Pagan Community Notes: Dr. Bones, Canada Witchcraft, and more

This weekend, a now former writer for Gods and Radicals, “Dr. Bones” a self-described anarchist / egoist-communist, occultist, and gonzo journalist, was accused of sexual misconduct in a lengthy Twitter thread. Gods and Radicals promptly responded to the accusation and tweeted a brief statement early Sunday morning supporting the accuser and announcing that they would be removing all of Bones’ articles. Gods and Radicals added that they would no longer be distributing his book. Later on Sunday, Dr. Bones posted an apology on his blog site, The Conjure House, stating “This will be my last post, and it is not to ask for pity. It is to firmly and clearly state I have committed unforgivable actions, and as such will retire completely from both writing and politics.”   He further added that “I have violated not only the trust of my readers, of my comrades, but most of all my wife.

Canada Set to Remove Witchcraft Laws as Arrests Made

TORONTO —  The York Regional Police #4 District Criminal Investigations Bureau reported on October 25, 2018 that, Samantha Stevenson, alias Evanna Lopez, was arrested and charged before the Ontario Court of Justice in Newmarket with falsely practicing Witchcraft for allegedly attempting to swindle an elderly victim. The investigation began in November of 2017 and continued until the arrest. The York Regional Police report claims that that the victim lost over $600,000 in an effort to rid himself of evil spirits.  

The York Regional Police made clear in their statement that,
The offence of Pretending to Practice Witchcraft, under the Criminal Code of Canada, specifically deals with individuals who fraudulently portray themselves as having fortune-telling abilities or pretend to use witchcraft, sorcery, enchantment or conjuration in order to obtain money or valuables from a victim. This charge is not connected in any way to any religion.

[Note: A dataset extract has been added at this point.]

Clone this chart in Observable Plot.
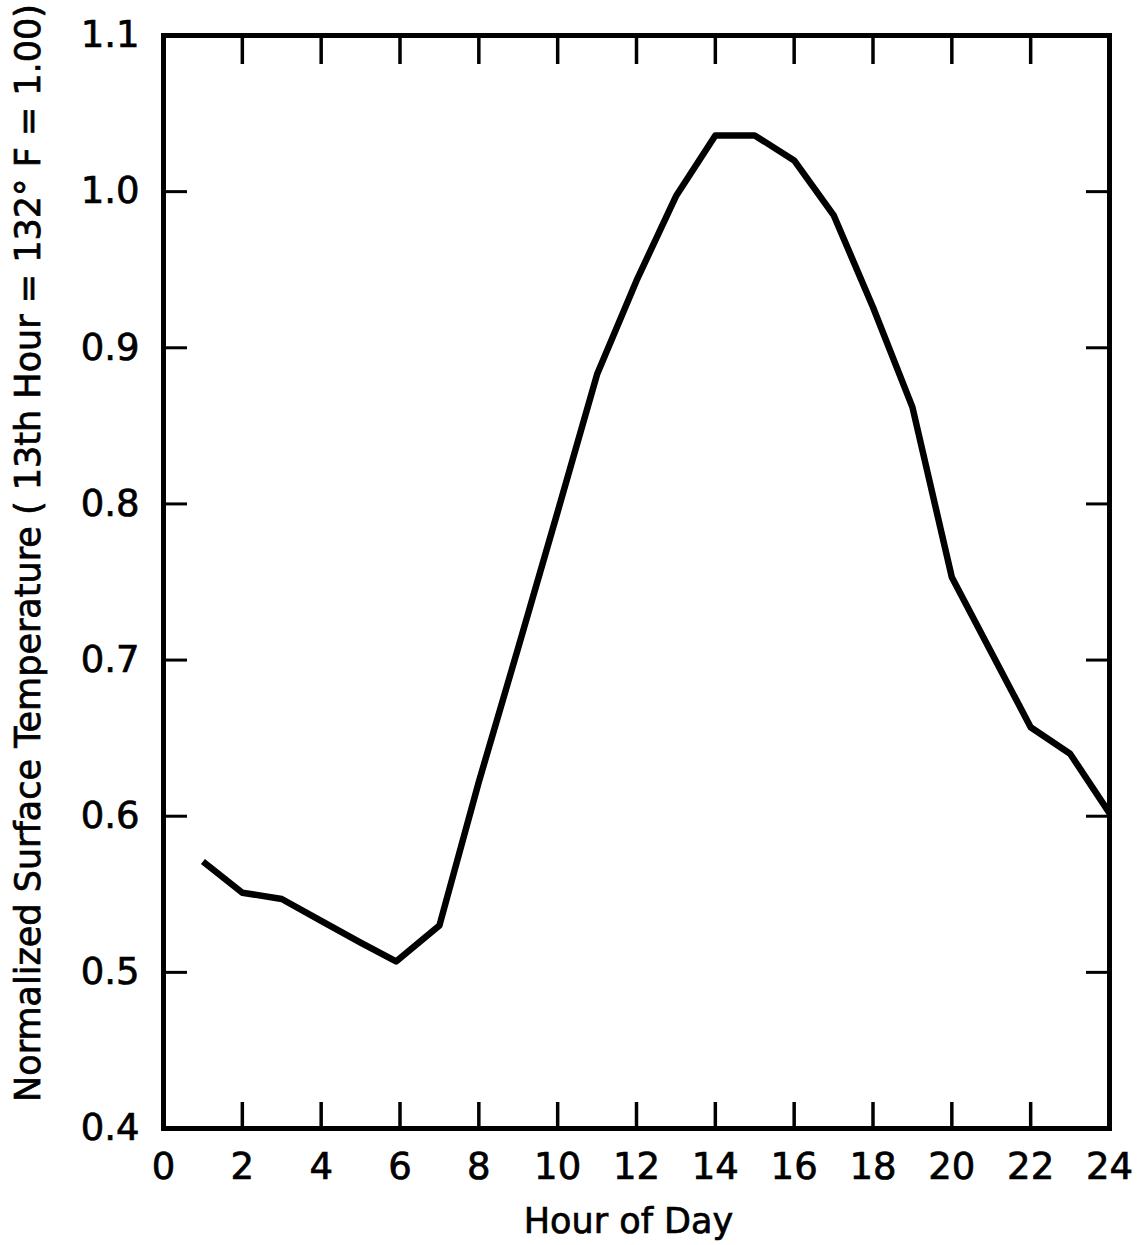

Recreational marijuana legal in Canada

CANADA – The use and sale of recreational marijuana became legal Wednesday, making Canada the second nation behind Uruguay to legalize cannabis. The Cannabis Act, as it is called, was passed by the Canadian House of Common in Nov 2017 and then by its Senate in June 2018, and approved that month. Recreational cannabis became legal midnight October 17 and, according to news reports, there were shops and buyers ready and waiting. Heathen Robert Rudachyk, who lives in Saskatchewan and has been involved in local government for years, told The Wild Hunt: “It is long past time. Whether you choose to smoke it or not is and has always been a matter of personal choice.